--- begin Collected material ---

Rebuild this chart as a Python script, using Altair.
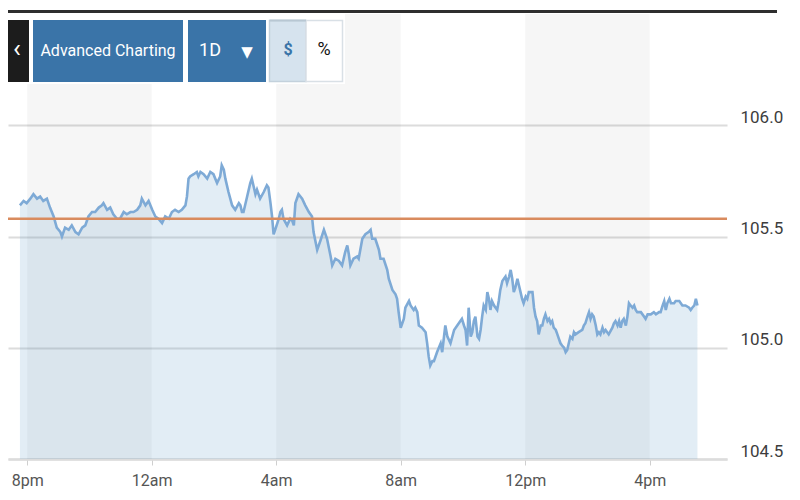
import altair as alt
import pandas as pd

# ---- data: minutes after 8pm, price ----
minutes = [
    -14, -7, -1, 6, 12, 19, 25, 31, 38, 44, 51, 57, 64, 67, 73, 80, 86, 93, 99, 106,
    112, 118, 125, 131, 138, 144, 147, 154, 160, 166, 173, 179, 186, 192, 199, 205, 212, 218, 221, 228,
    234, 241, 247, 253, 260, 266, 273, 279, 285, 292, 298, 305, 308, 311,
    314, 321, 327, 330, 334, 340, 347, 353, 359, 366, 372, 375, 379, 382, 388, 395, 401, 408, 411, 414,
    417, 424, 430, 433, 437, 440, 443, 449, 456, 462, 465, 469, 472, 475, 478, 485, 488, 491, 494, 501,
    507, 511, 514, 517, 523, 530, 536, 543, 549, 552, 559, 565, 572, 578, 585, 588, 594, 601, 607, 613,
    617, 620, 623, 629, 636, 639, 646, 652, 658, 662, 665, 671, 678, 681, 687, 694, 697, 704, 710, 713,
    716, 720, 726, 729, 736, 739, 745, 748, 752, 755, 761, 768, 771, 774, 777, 781, 784, 790, 797, 800,
    806, 810, 816, 823, 829,
    835, 838, 842, 845, 848, 851, 855, 858, 861, 864, 868, 871, 874, 877, 880, 884, 887, 890, 893, 896,
    900, 906, 909, 912, 916, 919, 922, 925, 929, 932, 935, 938, 941, 945, 948, 951, 954, 957, 961, 964,
    967, 974, 977, 980, 983, 986, 990, 993, 996, 999, 1003, 1006, 1009, 1012, 1015, 1019, 1022, 1025, 1028, 1031,
    1035, 1038, 1041, 1044, 1047, 1051, 1054, 1057, 1063, 1070, 1073, 1076, 1080, 1083, 1086, 1089, 1092, 1096, 1099, 1102,
    1105, 1109, 1112, 1115, 1121, 1128, 1131, 1134, 1138, 1141, 1144, 1147, 1150, 1154, 1157, 1160, 1163, 1167, 1170, 1173,
    1176, 1183, 1189, 1192, 1196, 1202, 1208, 1212, 1218, 1221, 1225, 1228, 1231, 1234, 1238, 1241, 1247, 1250, 1257, 1263,
    1269, 1276, 1279, 1282, 1286, 1289, 1292,
]
prices = [
    105.64, 105.66, 105.65, 105.67, 105.69, 105.67, 105.68, 105.66, 105.67, 105.63, 105.59, 105.54, 105.52, 105.50, 105.54, 105.53, 105.55, 105.52, 105.51, 105.54,
    105.55, 105.59, 105.61, 105.61, 105.63, 105.64, 105.65, 105.62, 105.63, 105.60, 105.58, 105.58, 105.61, 105.60, 105.61, 105.61, 105.62, 105.64, 105.67, 105.64,
    105.66, 105.62, 105.59, 105.58, 105.56, 105.59, 105.58, 105.61, 105.62, 105.61, 105.62, 105.64, 105.68, 105.76,
    105.77, 105.78, 105.79, 105.77, 105.79, 105.78, 105.76, 105.79, 105.78, 105.74, 105.77, 105.82, 105.80, 105.76, 105.70, 105.64, 105.62, 105.65, 105.64, 105.61,
    105.61, 105.68, 105.74, 105.76, 105.72, 105.69, 105.71, 105.67, 105.70, 105.73, 105.72, 105.65, 105.59, 105.51, 105.53, 105.58, 105.61, 105.62, 105.58, 105.55,
    105.58, 105.57, 105.55, 105.65, 105.69, 105.67, 105.64, 105.61, 105.59, 105.52, 105.44, 105.48, 105.53, 105.49, 105.41, 105.37, 105.40, 105.39, 105.37, 105.43,
    105.46, 105.42, 105.37, 105.40, 105.41, 105.40, 105.49, 105.51, 105.52, 105.53, 105.49, 105.49, 105.44, 105.40, 105.40, 105.35, 105.31, 105.26, 105.24, 105.22,
    105.16, 105.09, 105.13, 105.18, 105.21, 105.19, 105.17, 105.18, 105.16, 105.10, 105.09, 105.07, 105.02, 104.96, 104.92, 104.94, 104.94, 104.98, 105.02, 104.98,
    105.10, 105.05, 105.02, 105.08, 105.10,
    105.12, 105.13, 105.10, 105.08, 105.01, 105.18, 105.05, 105.07, 105.12, 105.14, 105.05, 105.04, 105.08, 105.14, 105.19, 105.17, 105.25, 105.22, 105.17, 105.21,
    105.19, 105.17, 105.21, 105.26, 105.30, 105.31, 105.32, 105.29, 105.32, 105.35, 105.31, 105.25, 105.27, 105.31, 105.28, 105.25, 105.22, 105.20, 105.23, 105.22,
    105.25, 105.25, 105.18, 105.14, 105.12, 105.06, 105.10, 105.10, 105.13, 105.15, 105.12, 105.13, 105.11, 105.12, 105.09, 105.08, 105.06, 105.04, 105.02, 105.01,
    105.00, 104.98, 104.99, 105.02, 105.05, 105.04, 105.07, 105.06, 105.07, 105.08, 105.10, 105.11, 105.14, 105.16, 105.13, 105.15, 105.14, 105.10, 105.06, 105.07,
    105.06, 105.09, 105.07, 105.08, 105.06, 105.09, 105.11, 105.12, 105.10, 105.12, 105.09, 105.12, 105.13, 105.10, 105.14, 105.20, 105.19, 105.18, 105.19, 105.17,
    105.16, 105.16, 105.14, 105.13, 105.15, 105.15, 105.16, 105.15, 105.16, 105.16, 105.19, 105.21, 105.17, 105.20, 105.22, 105.20, 105.20, 105.21, 105.21, 105.19,
    105.19, 105.18, 105.17, 105.18, 105.19, 105.22, 105.19,
]
previous_close = 105.58

tick_minutes = [0, 240, 480, 720, 960, 1200]
tick_labels = ["8pm", "12am", "4am", "8am", "12pm", "4pm"]
price_ticks = [104.5, 105.0, 105.5, 106.0]
band_start = [0, 480, 960]
band_end = [240, 720, 1200]

df = pd.DataFrame({"minute": minutes, "price": prices})
bands_df = pd.DataFrame({"start": band_start, "end": band_end})
one = pd.DataFrame({"k": [0]})

FONT = "Roboto"
W, H = 719, 445

xs = alt.Scale(domain=[-37, 1349], nice=False, zero=False)
ys = alt.Scale(domain=[104.5, 106.5], nice=False, zero=False)

label_expr = " : ".join(
    f"datum.value == {m} ? '{l}'" for m, l in zip(tick_minutes, tick_labels)
) + " : ''"

x_axis = alt.Axis(
    values=tick_minutes, labelExpr=label_expr, title=None, grid=False,
    domainColor="#dcdcdc", domainWidth=2.5, tickColor="#cfcfcf", tickSize=6,
    tickWidth=1, labelFont=FONT, labelFontSize=16, labelColor="#555555",
    labelPadding=7, labelBaseline="top",
)
y_axis = alt.Axis(
    orient="right", values=price_ticks, format=".1f", title=None,
    grid=True, gridColor="#dcdcdc", gridWidth=2, domain=False, ticks=False,
    labelPadding=13, labelFont=FONT, labelFontSize=17, labelColor="#3d3d3d",
    labelBaseline="alphabetic", labelOffset=-3, labelAlign="left",
)

bands = alt.Chart(bands_df).mark_rect(color="#000000", opacity=0.035).encode(
    x=alt.X("start:Q", scale=xs, axis=x_axis),
    x2="end:Q",
    y=alt.value(0),
    y2=alt.value(H),
)

area = alt.Chart(df).mark_area(color="#6fa3cf", opacity=0.2).encode(
    x=alt.X("minute:Q", scale=xs, axis=x_axis),
    y=alt.Y("price:Q", scale=ys, axis=y_axis),
    y2=alt.datum(104.5),
)

line = alt.Chart(df).mark_line(color="#7eaad6", strokeWidth=2.6).encode(
    x=alt.X("minute:Q", scale=xs, axis=x_axis),
    y=alt.Y("price:Q", scale=ys, axis=y_axis),
)

prev = alt.Chart(one).mark_rule(color="#d98b5e", strokeWidth=2.5).encode(
    y=alt.datum(previous_close),
)


def box(x0, x1, y0, y1, fill, stroke=None, sw=0):
    kw = {"color": fill}
    if stroke:
        kw = {"fill": fill, "stroke": stroke, "strokeWidth": sw}
    return alt.Chart(one).mark_rect(**kw).encode(
        x=alt.value(x0), x2=alt.value(x1), y=alt.value(y0), y2=alt.value(y1)
    )


def label(txt, x, y, color, size, font=FONT, weight="normal"):
    return alt.Chart(one).mark_text(
        text=txt, color=color, fontSize=size, font=font, align="center",
        baseline="middle", fontWeight=weight,
    ).encode(x=alt.value(x), y=alt.value(y))


top_rule = alt.Chart(one).mark_rule(color="#2e2e2e", strokeWidth=3).encode(
    x=alt.value(-3), x2=alt.value(769), y=alt.value(-2.5)
)

BLUE = "#3a74a8"
toolbar = [
    box(-3, 337, 0, 70, "#ffffff"),
    box(-3, 21, 6, 68, "#1c1c1c"),
    box(25, 175, 6, 68, BLUE),
    box(180, 258, 6, 68, BLUE),
    box(261.5, 298, 6.5, 67.5, "#d6e3ee", "#c3d1dc", 1.5),
    box(298, 334.5, 6.5, 67.5, "#ffffff", "#d9e0e6", 1.5),
    box(261.5, 298, 5.5, 7.5, "#b8c7d3"),
    label("‹", 9, 35, "#ffffff", 26),
    label("Advanced Charting", 100, 37, "#ffffff", 16),
    label("1D", 202, 37, "#ffffff", 18),
    label("▼", 239, 38, "#ffffff", 15, font="DejaVu Sans"),
    label("$", 280, 36, BLUE, 16, weight="bold"),
    label("%", 316, 36, "#111111", 18),
]

chart = alt.layer(bands, area, line, prev, top_rule, *toolbar).properties(
    width=W, height=H,
    autosize=alt.AutoSizeParams(type="none"),
    padding={"left": 0, "top": 6, "right": 57, "bottom": 40},
    background="#ffffff",
).configure_view(stroke=None)

chart.save("out.html", embed_options={"renderer": "svg", "actions": False})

--- end Collected material ---

- Work to do: Please restate the material above line by line, exactly, beginning at its first line and ending with the line that contains "import pandas as pd", without any pictures.

- Exercise response:
Rebuild this chart as a Python script, using Altair.
import altair as alt
import pandas as pd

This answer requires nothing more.